Zusammenarbeit von Frau zu Frau

Also entwickelte Birgit Honvehlmann im Zuge ihrer Nachfolge gemeinsam mit ihren Mitarbeitern ein neues Leitbild. Unterstützt wurde das Team von der Prospektiv GmbH, einer Gesellschaft für betriebliche Zukunftsgestaltung. Außerdem stand Business-Coach Jutta Beyrow zur Seite. Birgit Honvehlmann sagt dazu:

Unterstützung von Frau zu Frau, die Zusammenarbeit war sehr wertvoll.

Auch in Sachen Finanzierung wusste die Unternehmerin einen zuverlässigen Partner hinter sich: Die KfW hat Birgit Honvehlmann mit einem Gründerdarlehen von 55.000 Euro gefördert. Zustande kam der Kontakt über ihre Hausbank. „Das war eine wichtige Stütze, ich hatte wenig Eigenkapital“, so Honvehlmann:

Dank der KfW konnte ich das tun, was mich an der Selbstständigkeit reizt: was ich will und meine kreative Arbeit ausleben.

Birgit Honvehlmanns Devise lautet:

Mut lohnt sich, auch wenn mal was in die Buchse geht.

Mut musste sie unter anderem auch beweisen, als sie ihre Vision im Jahr 2016 der Jury des „Gründerpreises NRW“ in Düsseldorf vorstellte. Birgit Honvehlmann erzählt:

Da stand ich plötzlich, eine Frau aus der Kleinstadt mit Blumenladen, in der Großstadt und habe Anzugträgern meine Ideen präsentiert.

Doch sie ließ sich nicht einschüchtern und zog, wie schon so oft, ihr Ding durch. Und das hat funktioniert: Sie belegte den zweiten Platz.

Floristik trifft Fußball

Die damals vorgestellte Vision ist inzwischen Wirklichkeit. Neben einem erweiterten Kundenstamm ist das Unternehmen auch physisch auf rund 200 Quadratmeter Fläche gewachsen, der Lieferservice wurde ausgeweitet und digitale Prozesse generalüberholt – vom Bestellsystem bis zum Social-Media-Auftritt. Birgit Honvehlmann beschäftigt mittlerweile rund 23 Mitarbeiter, sechs davon mit Handicap. Dazu sagt die die Floristikmeisterin:

„Wir machen hier keine Unterschiede, arbeiten Hand in Hand und bereichern uns gegenseitig.

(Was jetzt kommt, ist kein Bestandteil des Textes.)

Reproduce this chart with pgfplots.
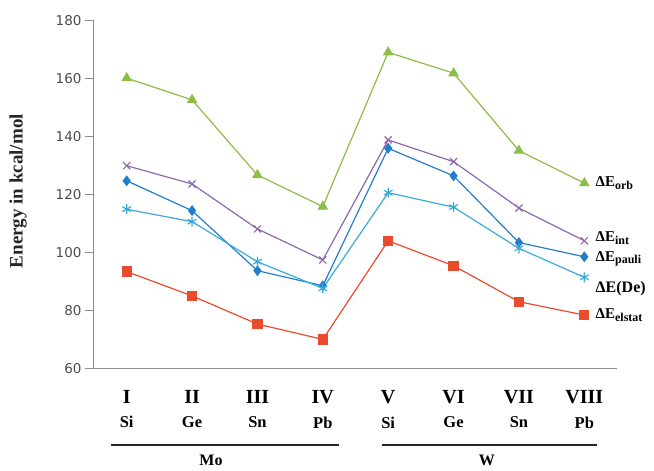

Bis auf einen männlichen Kollegen, der die bestellte Ware zu den Kunden fährt, besteht ihr Team ausschließlich aus Frauen. Alle ziehen an einem Strang und setzen auf regionale und Fair-Trade-Ware, Service sowie Nähe zum Kunden. Auch auf die Trendsuche begibt man sich gemeinsam – sei es Eukalyptus auf Hochzeiten oder ein Muttertagstrauß in „Classic Blue“.

Die Chefin erzählt:

Schließlich müssen wir uns am Markt in Zeiten von Preis-Dumping behaupten. Ich bin ständig auf der Suche nach neuen Trends. Unser Handwerk schläft nie. 

Die Qualität von „Moderne Floristik Steinbrecher“ hat sich längst über Waltrop hinaus herumgesprochen. So stattete das Team neben zahlreichen anderen Events die VIP-Lounges von Borussia Dortmund mit Blumen aus. Auch in der Politik blieb Birgit Honvehlmanns Engagement nicht unbemerkt: 2018 wurde sie vom Bundesministerium für Wirtschaft und Energie als „Vorbild-Unternehmerin“ ausgezeichnet.

Mit Authentizität und Leidenschaft

Heute ist Birgit Honvehlmann selbst Patin eines Start-ups und macht Unternehmerinnen Mut:

Ich wünsche mir, dass mehr junge Frauen die Selbstständigkeit wagen.

Sie unterstützt „Utily“, ein Aufbewahrungssystem für sogenannte Hot Tools – etwa Föns oder Glätteisen – beim Friseur, das von der 29-jährigen Friseurmeisterin Anna Reuter entwickelt wurde.

Schließlich weiß Birgit Honvehlmann, wie schwer es sein kann, sich aus einem „Frauenhandwerk“ kommend selbstständig zu machen. Ihr Geheimrezept?

Man muss sich selbst treu bleiben – und für sein Vorhaben brennen.